American Nations

American Nations, A History of The Eleven Rival Regional Cultures of North America, by Colin Woodard, Penguin 2011

Every few months a publisher throws a “new idea” out there – Gladwell’s The Tipping Point, or The Demographic Cliff, for example.  And Colin Woodard’s fun and creative history read is one of these very special books, a different way of looking at the map and the cultures, traditions, pains and values of what he identified as the eleven regions in the US – from Yankeedom to the Tidewater and The South, all the way to El Norte. 

This book explains why so many pieces of the US puzzle don’t quite fit together, why they rub at the edges and periodically burst out with their own regional disturbances - Shay’s Rebellion, for instance, the displacement of Quakers and Native Americans, and of course the US Civil War.  Given eleven different sets of regional values, none of these tragic events should be much of a surprise.

In Yankeedom, for instance, Woodard notes the Pilgrims and the Puritans’ approach to development.  The Puritans, already prosperous immigrants who landed with big plans in mind for the New World, for instance, differed in many ways from their close neighbors the Pilgrims, who starved and were greatly diminished within their first two years.  Puritans, the group I am most familiar with, arriving on the North Shore of Cape Ann in 1635, in 12 years brought 25,000 immigrants, mostly from the densely populated, urbanized and educated area of East Anglia.  Although their stated purpose, to create a new religious society, “A City on a Hill,” the economics of land acquisition, cattle, tanning, hay, lumber, blacksmithing, farming and later textiles and the machinery to drive the mills, are what continued to drive their prosperity.  All of this growth and development no doubt reinforced the Puritans’ strict and punishing approach to conformity –

Dissenters such as Anne Hutchinson (whose sympathy for the Indigenous peoples led to her eventual banishment and death at the hands of the very same Natives whom she favored) and Roger Williams were banished; those who committed adultery, blasphemy, idolatry, etc, were physically punished. Local courts frequently fined farmers who worked on the Sabbath.  Despite the harshness of their vision, the Puritans also valued education and reading; in fact, says Woodard, “While few Englishmen could read or write in 1660, two-thirds of Massachusetts men and more than a third of women could sign their own names.”  The Puritans can be credited with fostering educational elite that grew great schools and universities.

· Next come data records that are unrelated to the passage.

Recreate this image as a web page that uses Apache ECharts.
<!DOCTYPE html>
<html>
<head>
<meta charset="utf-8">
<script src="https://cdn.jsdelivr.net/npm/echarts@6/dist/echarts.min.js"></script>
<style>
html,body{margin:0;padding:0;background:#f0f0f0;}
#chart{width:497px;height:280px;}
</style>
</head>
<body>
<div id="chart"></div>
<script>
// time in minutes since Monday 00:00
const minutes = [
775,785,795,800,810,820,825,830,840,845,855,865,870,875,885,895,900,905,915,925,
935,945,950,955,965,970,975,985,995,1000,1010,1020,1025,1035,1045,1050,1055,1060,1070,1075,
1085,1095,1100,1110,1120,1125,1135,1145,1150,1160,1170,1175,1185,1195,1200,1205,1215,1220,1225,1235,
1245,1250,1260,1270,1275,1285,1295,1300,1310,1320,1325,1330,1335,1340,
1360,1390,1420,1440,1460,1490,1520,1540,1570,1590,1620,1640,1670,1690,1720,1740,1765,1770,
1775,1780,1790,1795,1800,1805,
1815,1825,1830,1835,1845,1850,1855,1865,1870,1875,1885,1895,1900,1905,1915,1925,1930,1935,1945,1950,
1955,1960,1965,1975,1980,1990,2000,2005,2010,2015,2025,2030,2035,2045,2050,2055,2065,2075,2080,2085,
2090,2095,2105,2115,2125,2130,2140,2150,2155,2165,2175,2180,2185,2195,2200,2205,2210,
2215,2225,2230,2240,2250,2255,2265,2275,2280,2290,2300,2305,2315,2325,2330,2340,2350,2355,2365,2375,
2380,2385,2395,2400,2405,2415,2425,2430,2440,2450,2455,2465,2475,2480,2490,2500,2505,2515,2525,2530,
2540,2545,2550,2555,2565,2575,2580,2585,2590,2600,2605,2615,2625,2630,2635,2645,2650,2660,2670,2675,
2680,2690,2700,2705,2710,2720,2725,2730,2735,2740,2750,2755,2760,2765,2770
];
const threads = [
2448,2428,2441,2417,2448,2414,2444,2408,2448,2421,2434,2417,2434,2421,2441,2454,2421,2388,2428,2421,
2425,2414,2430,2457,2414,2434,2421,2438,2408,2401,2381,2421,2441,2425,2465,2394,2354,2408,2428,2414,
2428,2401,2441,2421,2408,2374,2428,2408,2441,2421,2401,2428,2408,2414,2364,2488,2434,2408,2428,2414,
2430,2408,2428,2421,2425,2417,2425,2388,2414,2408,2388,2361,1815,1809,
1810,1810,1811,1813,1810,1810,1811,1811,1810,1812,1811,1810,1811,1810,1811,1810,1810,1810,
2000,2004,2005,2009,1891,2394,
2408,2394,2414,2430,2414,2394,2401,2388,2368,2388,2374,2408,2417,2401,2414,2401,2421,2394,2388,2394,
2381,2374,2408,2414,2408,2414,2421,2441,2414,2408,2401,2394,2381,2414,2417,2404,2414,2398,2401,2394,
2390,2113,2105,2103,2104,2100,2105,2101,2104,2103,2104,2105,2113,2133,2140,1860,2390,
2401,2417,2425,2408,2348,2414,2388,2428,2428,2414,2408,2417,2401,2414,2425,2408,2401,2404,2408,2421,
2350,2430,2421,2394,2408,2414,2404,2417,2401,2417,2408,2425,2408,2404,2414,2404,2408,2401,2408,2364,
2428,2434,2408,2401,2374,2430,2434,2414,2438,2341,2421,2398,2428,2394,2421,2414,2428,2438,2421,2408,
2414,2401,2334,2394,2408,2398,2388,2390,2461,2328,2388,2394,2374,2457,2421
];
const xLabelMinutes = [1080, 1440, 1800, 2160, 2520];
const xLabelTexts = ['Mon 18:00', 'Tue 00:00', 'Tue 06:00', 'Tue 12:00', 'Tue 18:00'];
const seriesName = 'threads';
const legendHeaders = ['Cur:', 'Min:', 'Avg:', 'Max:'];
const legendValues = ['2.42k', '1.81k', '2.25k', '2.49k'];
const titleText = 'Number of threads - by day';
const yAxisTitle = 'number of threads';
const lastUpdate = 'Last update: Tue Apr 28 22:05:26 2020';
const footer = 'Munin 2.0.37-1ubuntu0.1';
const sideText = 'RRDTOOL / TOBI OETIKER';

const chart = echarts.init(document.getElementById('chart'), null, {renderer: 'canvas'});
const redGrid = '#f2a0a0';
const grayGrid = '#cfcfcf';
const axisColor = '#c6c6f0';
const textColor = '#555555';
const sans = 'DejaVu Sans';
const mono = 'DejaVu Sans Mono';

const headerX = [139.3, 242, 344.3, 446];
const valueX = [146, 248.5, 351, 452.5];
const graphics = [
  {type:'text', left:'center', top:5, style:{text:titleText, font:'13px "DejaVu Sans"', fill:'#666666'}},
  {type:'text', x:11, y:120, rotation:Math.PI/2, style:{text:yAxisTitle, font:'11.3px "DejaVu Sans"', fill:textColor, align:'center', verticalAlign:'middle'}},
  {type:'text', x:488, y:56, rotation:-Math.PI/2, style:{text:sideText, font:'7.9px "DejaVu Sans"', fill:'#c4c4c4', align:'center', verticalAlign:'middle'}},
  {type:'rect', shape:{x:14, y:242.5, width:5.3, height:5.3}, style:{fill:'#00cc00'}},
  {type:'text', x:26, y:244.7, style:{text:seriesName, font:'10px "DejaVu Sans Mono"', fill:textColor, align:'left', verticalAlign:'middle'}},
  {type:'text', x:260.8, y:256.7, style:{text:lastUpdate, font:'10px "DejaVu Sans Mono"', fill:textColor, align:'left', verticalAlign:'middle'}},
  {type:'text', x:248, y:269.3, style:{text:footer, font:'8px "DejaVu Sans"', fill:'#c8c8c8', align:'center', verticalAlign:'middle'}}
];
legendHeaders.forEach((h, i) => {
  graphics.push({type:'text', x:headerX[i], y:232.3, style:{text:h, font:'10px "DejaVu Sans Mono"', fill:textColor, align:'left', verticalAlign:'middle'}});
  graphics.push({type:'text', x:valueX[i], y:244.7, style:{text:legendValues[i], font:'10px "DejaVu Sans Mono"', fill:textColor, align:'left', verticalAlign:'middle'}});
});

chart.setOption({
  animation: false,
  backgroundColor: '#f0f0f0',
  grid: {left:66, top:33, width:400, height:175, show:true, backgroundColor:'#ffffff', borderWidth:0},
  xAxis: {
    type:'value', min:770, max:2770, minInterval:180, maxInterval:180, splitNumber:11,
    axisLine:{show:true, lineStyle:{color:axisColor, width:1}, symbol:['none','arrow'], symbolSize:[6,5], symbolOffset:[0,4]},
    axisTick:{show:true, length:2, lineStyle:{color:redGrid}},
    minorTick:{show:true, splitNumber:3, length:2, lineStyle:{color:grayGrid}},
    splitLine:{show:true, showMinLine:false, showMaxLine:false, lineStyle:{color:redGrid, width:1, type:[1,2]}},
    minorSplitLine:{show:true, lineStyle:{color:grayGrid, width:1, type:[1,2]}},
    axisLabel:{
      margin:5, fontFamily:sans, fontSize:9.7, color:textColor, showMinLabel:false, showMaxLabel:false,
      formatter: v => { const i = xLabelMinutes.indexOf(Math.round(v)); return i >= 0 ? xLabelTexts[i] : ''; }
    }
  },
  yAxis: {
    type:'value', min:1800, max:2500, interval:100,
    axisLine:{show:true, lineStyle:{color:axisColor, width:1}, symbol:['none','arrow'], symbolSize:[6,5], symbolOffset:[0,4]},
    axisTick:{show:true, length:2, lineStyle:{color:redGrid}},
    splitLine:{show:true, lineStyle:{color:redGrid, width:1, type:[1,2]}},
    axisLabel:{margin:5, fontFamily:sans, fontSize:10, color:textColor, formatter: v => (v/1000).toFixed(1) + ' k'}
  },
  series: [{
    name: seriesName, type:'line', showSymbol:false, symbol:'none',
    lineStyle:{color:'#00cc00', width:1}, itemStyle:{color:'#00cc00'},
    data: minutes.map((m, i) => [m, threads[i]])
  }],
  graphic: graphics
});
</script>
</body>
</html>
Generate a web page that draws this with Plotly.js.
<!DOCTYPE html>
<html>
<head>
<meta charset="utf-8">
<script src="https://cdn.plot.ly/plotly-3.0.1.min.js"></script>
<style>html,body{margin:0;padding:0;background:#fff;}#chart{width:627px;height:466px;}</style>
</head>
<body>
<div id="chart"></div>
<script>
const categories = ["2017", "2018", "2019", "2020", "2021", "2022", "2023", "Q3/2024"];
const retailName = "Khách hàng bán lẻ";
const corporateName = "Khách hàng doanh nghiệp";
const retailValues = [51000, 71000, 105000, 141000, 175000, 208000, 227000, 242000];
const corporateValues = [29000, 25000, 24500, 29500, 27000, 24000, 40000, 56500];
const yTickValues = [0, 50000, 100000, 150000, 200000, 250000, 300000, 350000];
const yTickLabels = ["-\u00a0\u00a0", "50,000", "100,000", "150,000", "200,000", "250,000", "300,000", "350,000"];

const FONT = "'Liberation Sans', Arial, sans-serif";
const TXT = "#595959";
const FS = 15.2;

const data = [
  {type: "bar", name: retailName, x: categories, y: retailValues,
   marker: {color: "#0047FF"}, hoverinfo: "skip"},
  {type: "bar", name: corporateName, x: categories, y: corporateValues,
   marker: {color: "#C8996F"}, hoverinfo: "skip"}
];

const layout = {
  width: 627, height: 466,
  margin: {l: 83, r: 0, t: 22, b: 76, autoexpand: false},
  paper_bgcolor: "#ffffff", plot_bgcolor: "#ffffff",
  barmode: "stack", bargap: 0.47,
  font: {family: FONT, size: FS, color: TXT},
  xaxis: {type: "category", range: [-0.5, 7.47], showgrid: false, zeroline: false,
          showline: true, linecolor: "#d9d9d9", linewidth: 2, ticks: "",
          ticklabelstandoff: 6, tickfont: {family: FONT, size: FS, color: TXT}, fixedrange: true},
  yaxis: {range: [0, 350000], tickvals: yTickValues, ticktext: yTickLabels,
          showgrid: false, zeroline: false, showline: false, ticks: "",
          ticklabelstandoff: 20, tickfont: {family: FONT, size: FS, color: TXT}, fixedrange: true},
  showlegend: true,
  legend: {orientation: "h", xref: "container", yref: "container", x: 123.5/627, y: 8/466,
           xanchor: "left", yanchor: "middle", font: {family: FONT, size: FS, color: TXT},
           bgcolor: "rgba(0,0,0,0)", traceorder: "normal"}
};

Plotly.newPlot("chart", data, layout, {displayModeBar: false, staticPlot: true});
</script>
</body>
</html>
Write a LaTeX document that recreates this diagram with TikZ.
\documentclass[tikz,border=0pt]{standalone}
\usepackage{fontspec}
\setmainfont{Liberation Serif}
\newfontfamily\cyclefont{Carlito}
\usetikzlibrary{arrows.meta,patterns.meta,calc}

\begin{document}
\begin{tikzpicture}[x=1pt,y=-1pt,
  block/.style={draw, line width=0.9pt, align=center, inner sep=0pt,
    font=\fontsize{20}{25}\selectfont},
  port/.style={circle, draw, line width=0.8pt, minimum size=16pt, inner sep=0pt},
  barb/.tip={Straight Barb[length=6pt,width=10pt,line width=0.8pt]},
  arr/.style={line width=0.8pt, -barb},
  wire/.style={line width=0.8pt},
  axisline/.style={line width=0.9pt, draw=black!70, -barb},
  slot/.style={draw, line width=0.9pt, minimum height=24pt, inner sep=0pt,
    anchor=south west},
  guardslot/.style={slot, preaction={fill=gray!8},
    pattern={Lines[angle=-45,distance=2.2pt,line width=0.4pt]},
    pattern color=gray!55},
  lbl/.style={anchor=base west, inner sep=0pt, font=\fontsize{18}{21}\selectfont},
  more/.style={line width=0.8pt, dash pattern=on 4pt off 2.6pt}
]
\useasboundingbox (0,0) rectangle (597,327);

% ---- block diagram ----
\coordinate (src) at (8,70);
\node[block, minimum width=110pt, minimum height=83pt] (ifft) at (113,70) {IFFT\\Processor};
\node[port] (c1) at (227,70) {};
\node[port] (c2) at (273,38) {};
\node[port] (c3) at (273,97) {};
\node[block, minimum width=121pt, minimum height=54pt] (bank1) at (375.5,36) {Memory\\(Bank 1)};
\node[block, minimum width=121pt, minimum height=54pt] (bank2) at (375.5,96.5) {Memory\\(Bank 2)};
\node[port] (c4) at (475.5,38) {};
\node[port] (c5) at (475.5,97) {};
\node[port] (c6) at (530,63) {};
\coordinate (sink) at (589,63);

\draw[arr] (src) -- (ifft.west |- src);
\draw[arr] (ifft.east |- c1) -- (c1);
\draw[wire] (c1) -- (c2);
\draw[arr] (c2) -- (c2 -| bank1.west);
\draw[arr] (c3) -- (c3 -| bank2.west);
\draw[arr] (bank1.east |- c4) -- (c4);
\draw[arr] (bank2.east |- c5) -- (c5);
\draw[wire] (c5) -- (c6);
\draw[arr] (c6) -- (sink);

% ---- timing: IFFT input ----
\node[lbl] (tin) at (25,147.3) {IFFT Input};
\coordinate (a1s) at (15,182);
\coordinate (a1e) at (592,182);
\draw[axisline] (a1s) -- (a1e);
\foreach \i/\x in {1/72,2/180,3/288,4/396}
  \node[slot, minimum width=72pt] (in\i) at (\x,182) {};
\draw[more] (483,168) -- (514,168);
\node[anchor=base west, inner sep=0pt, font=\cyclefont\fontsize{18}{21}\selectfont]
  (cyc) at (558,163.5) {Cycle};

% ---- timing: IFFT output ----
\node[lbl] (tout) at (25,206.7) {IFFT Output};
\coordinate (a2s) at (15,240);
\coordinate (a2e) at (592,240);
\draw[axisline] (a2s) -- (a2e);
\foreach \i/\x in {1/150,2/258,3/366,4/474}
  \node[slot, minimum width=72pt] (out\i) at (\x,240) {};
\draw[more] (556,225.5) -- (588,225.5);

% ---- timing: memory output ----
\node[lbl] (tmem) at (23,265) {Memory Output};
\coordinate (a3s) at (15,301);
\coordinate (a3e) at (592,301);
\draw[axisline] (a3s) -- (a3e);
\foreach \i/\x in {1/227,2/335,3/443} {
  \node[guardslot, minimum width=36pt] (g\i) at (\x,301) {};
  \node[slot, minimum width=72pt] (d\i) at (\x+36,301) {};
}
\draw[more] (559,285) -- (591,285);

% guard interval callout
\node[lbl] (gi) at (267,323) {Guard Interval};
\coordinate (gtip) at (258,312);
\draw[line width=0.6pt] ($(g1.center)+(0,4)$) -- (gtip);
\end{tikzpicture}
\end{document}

The Tidewater region, however, which extends from Virginia south,   settlers came from a different area of Europe, and not in complete, intact families immediately transplanted into growing settlements. And, says Woodard, with the whole Atlantic seaboard before them, they chose to establish their first colony on a low-lying island surrounded by malarial swamps.  Of the 104 settlers who arrived in 1607, only 38 were alive nine months later.  And they were, like the Pilgrims later, starving, with questionable approaches to the Native Americans 

What saved the Tidewater settlers and established a plantation approach that lasted well past the Civil War was Pocahontas’ husband John Rolfe successfully transplanting West Indian tobacco to the Chesapeake.  Slavery, exports, inherited power and other characteristics of thriving Tidewater distinguished the area from its northern Yankeedom cousin. 

Each ensuing growth region took a different path, fought different wars, and to this day has ended up with different commerce, families, gods and even accents.  It’s fun to speculate on what on-going initiatives in California over taxation and human rights, for instance, will mean to American history. And does New York City promise to continue in its Dutch roots as an ethnically diverse commerce center?  Woodard’s history shows us how so many seemingly divergent political and cultural preferences really were inherited from early settlers, and despite migrations and mass media, can still be seen deeply rooted in segments of America’s vast landscape.

The Mill Girl Verdict:  a fun read, great break from business and operations tomes!